Православная Церковь не может квалифицировать пропаганду эвтаназии и самоубийства иначе как скрытый или явный сатанизм“,— сказал Предстоятель Русской Православной Церкви. Алексий II также отметил, что „число случаев совершения страшного греха самоубийства с каждым годом растет и основная причина этого явления — отсутствие цели в жизни, неверие в жизнь будущего века“.
Понятно, что для того, кто считает себя православным человеком, такое заявление Патриарха должно устранить всякие сомнения насчет допустимости института эвтаназии.

Где же выход?

Невозможно закончить разговор об эвтаназии, не упомянув „Движение приютов“ врача Цицелии Сандерс. В 1967 году она организовала в Лондоне специальную лечебницу для смертельно больных, так называемый хоспис. С тех пор у Цицелии Сандерс по всему миру возникло огромное число последователей. Хосписы открыты в городах Европы, Азии, Америки, есть они и в России.

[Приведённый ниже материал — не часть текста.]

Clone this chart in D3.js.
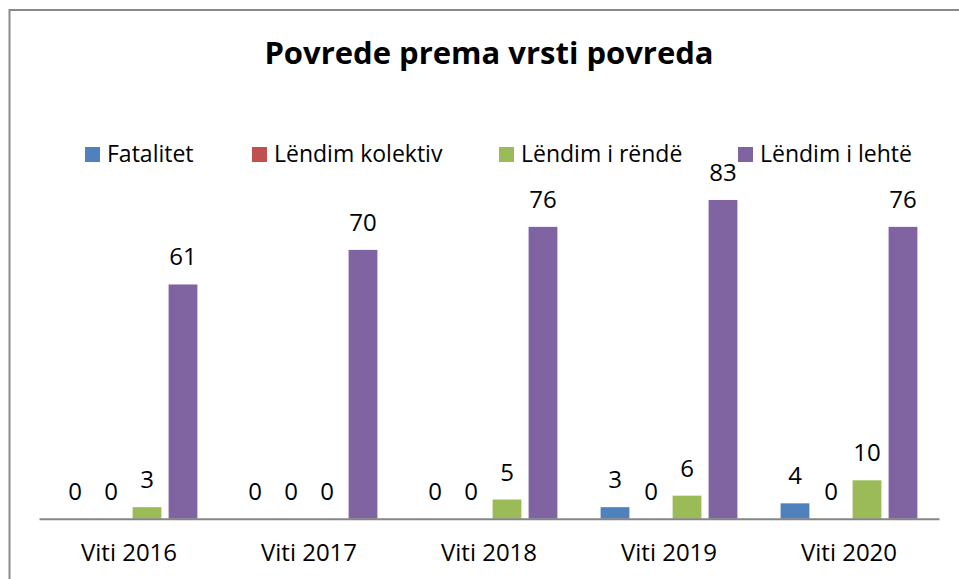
<html>
<head>
<meta charset="utf8">
<script src="https://cdn.jsdelivr.net/npm/d3@7"></script>
<style>
body { margin: 0; background: #fff; }
text { font-family: "Open Sans", sans-serif; fill: #000; }
</style>
</head>
<body>
<div id="canvas"></div>
<script>

// data
const years = ['Viti 2016','Viti 2017','Viti 2018','Viti 2019','Viti 2020'];
const seriesNames = ['Fatalitet','Lëndim kolektiv','Lëndim i rëndë','Lëndim i lehtë'];
const fatalitet = [0, 0, 0, 3, 4];
const kolektiv = [0, 0, 0, 0, 0];
const rende = [3, 0, 5, 6, 10];
const lehte = [61, 70, 76, 83, 76];
const colors = ['#4F81BD','#C0504D','#9BBB59','#8064A2'];

const values = [fatalitet, kolektiv, rende, lehte];

const W = 959, H = 579;
const svg = d3.select('#canvas').append('svg')
    .attr('width', W)
    .attr('height', H)
    .attr('viewBox', `0 0 ${W} ${H}`);

// chart border
svg.append('rect')
    .attr('x', 9.5).attr('y', 10)
    .attr('width', 970).attr('height', 600)
    .attr('fill', 'none')
    .attr('stroke', '#898989')
    .attr('stroke-width', 2);

// title
svg.append('text')
    .attr('x', 489).attr('y', 64)
    .attr('text-anchor', 'middle')
    .attr('font-size', '31px')
    .attr('font-weight', 'bold')
    .text('Povrede prema vrsti povreda');

const xScale = d3.scaleBand()
    .domain(years)
    .range([39, 939]);

const inner = d3.scaleBand()
    .domain(seriesNames)
    .range([xScale.bandwidth() / 2 - 72, xScale.bandwidth() / 2 + 72])
    .paddingInner(0.2)
    .paddingOuter(0.1);

const baseY = 518.7;
const yScale = d3.scaleLinear()
    .domain([0, 90])
    .range([baseY, baseY - 90 * 3.84]);

// bars + labels
seriesNames.forEach((name, s) => {
    const g = svg.append('g');
    g.selectAll('rect')
        .data(values[s])
        .join('rect')
        .attr('x', (d, i) => xScale(years[i]) + inner(name))
        .attr('y', d => yScale(d))
        .attr('width', inner.bandwidth())
        .attr('height', d => baseY - yScale(d))
        .attr('fill', colors[s]);

    g.selectAll('text')
        .data(values[s])
        .join('text')
        .attr('x', (d, i) => xScale(years[i]) + inner(name) + inner.bandwidth() / 2)
        .attr('y', d => yScale(d) - 19)
        .attr('text-anchor', 'middle')
        .attr('font-size', '24px')
        .text(d => d);
});

// x axis
const xAxis = svg.append('g')
    .attr('transform', `translate(0,${baseY})`)
    .call(d3.axisBottom(xScale).tickSize(0).tickPadding(0));
xAxis.select('.domain')
    .attr('stroke', '#868686')
    .attr('stroke-width', 2);
xAxis.selectAll('.tick text')
    .attr('y', 42)
    .attr('dy', 0)
    .attr('font-size', '24px')
    .attr('font-family', '"Open Sans", sans-serif')
    .attr('fill', '#000');

// legend
const legendX = [85, 252, 499, 738];
const legend = svg.append('g');
seriesNames.forEach((name, s) => {
    legend.append('rect')
        .attr('x', legendX[s]).attr('y', 147)
        .attr('width', 15).attr('height', 15)
        .attr('fill', colors[s]);
    legend.append('text')
        .attr('x', legendX[s] + 22).attr('y', 162)
        .attr('font-size', '23px')
        .text(name);
});
</script>

</body>
</html>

Выражение „умереть с достоинством“, которым злоупотребляют защитники эвтаназии для того, чтобы „из жалости“ прикрыть убийство привлекательной упаковкой, в этих центрах обрело свой подлинный смысл. Здесь умирающему оказывается профессиональная медицинская помощь и просто человеческая поддержка.

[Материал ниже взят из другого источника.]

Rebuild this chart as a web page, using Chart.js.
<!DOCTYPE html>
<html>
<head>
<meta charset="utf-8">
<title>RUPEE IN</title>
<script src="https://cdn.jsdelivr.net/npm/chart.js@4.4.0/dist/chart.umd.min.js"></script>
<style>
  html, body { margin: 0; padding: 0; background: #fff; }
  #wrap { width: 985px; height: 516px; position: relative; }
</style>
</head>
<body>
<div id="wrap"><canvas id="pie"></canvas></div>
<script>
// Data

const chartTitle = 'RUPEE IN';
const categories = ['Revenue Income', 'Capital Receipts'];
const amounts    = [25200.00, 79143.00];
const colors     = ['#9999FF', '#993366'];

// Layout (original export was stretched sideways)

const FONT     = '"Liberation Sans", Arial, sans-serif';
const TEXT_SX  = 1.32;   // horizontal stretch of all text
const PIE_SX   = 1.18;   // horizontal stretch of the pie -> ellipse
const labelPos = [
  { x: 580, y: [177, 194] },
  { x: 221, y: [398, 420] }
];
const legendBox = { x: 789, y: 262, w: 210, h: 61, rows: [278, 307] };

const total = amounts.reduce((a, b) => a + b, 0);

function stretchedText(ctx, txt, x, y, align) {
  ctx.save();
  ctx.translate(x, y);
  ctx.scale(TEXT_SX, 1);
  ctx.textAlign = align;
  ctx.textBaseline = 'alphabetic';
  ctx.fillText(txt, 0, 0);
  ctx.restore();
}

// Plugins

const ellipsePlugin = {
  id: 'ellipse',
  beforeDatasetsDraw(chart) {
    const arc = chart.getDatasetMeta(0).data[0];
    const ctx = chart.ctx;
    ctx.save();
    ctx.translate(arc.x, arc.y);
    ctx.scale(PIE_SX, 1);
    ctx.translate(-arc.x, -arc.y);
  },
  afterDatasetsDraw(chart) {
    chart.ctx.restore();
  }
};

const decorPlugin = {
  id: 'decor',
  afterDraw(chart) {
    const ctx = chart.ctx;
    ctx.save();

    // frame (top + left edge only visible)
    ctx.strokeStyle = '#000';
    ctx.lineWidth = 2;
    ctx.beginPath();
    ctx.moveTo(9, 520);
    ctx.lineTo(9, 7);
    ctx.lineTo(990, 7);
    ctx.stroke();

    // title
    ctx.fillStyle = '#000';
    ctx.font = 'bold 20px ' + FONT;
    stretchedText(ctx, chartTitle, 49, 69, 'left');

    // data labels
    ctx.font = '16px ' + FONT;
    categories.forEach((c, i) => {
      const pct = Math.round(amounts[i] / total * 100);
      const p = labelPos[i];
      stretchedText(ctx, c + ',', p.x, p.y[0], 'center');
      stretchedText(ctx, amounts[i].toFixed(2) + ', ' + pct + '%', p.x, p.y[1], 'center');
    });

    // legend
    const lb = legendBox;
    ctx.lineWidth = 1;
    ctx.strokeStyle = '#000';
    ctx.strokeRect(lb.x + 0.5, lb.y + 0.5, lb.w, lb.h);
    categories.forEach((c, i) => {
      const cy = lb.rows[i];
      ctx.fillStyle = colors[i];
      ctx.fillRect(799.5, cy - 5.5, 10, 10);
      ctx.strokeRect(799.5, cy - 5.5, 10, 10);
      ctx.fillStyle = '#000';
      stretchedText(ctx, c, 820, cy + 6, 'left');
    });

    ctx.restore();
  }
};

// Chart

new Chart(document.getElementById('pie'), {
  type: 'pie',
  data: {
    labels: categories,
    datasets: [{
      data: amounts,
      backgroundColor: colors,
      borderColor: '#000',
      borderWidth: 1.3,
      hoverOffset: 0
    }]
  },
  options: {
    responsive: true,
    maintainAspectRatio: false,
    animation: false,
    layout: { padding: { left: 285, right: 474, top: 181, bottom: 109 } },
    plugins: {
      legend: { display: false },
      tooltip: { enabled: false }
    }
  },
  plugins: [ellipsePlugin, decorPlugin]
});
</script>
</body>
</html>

Современные фармакологические методы, как правило, оказываются способны утолить терпимую пациентами боль, а атмосфера внимания и доверия прогоняет всякие мысли о самоубийстве и позволяет нравственно подготовиться к неизбежному для всех людей концу жизни. Пожалуй, это и есть достойный выход из ситуации с неизлечимо больными, выход нравственный, а значит, и христианский.
Именно так „культуре смерти“ должна противостоять „культура жизни“, заполняя холодную пустоту отчаяния и эгоизма теплом человеческого сердца.

Григорий ВАЛКИН
Газета "Нижегородские епархиальные ведомости", № 2, 2008г.